My favorite “welcome to Brooklyn” moment would have to be the tickle I get when the subway I’m riding exits Manhattan via bridge, not tunnel.  A mere $2.25 (the fare for a single subway ride in NYC) will buy you the world’s best view of Gotham, the Statue of Liberty and Brooklyn.  As I was exploring, I couldn't help but notice all of the fall foliage, Halloween decorations and stunning brownstones.  Ever since I was a kid, I've been longing to find a neighborhood that resembled the one in the Cosby show: wide stoops with five or six steps leading up to a gorgeous pre -war building, tree-lined streets, etc.  Sure, there are plenty of charming residential edifices like these in Manhattan, but for some reason, Brooklyn has a slight edge.  I was thrilled to have happened upon a glorious cheese/charcuterie/gourmet foods shop called "Brooklyn Larder."  I must have spent thirty minutes perusing this amazing store that was stocked full of goodies that I had not seen since I was in Paris.  I bought a package of "One Girl" cookies, fleur de sel ( French sea salt) caramel lolli-pops and a bag of Zapp's Potato Chips (you rarely see this brand outside of the dirty South).     
Finally, as my wrist watch struck 7pm, I entered The Vanderbilt.  The restaurant/lounge's space was dressed with unfinished farm wood, milky white granite counter tops, exposed brick walls, an open-kitchen adorned with stark white subway tile, dim recessed lighting, and a separate room designated for private gatherings.  With all of the venues in Manhattan, I wondered how The Vanderbilt would attract jaded Gothamites.  Would folks be willing to cross the bridges and tunnels?  I was curious to find out.

Black Cherry Rickey (vodka, black cherry syrup, lime, soda)

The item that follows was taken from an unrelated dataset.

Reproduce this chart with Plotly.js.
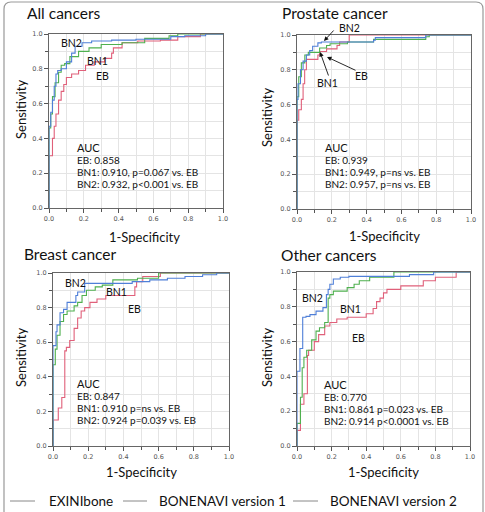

Gougeres stuffed with whipped chicken-liver mousse

And when it comes to predicting The Vanderbilt's future?  With more space than most places in Manhattan, a kitchen run by Michelin-star-recipient Saul Bolton, cheaper food and drink prices, and a fifteen-minute subway ride from the city, The Vanderbilt definitely has the potential to draw in crowds from every corner of NYC's five boroughs.  I can't wait to return!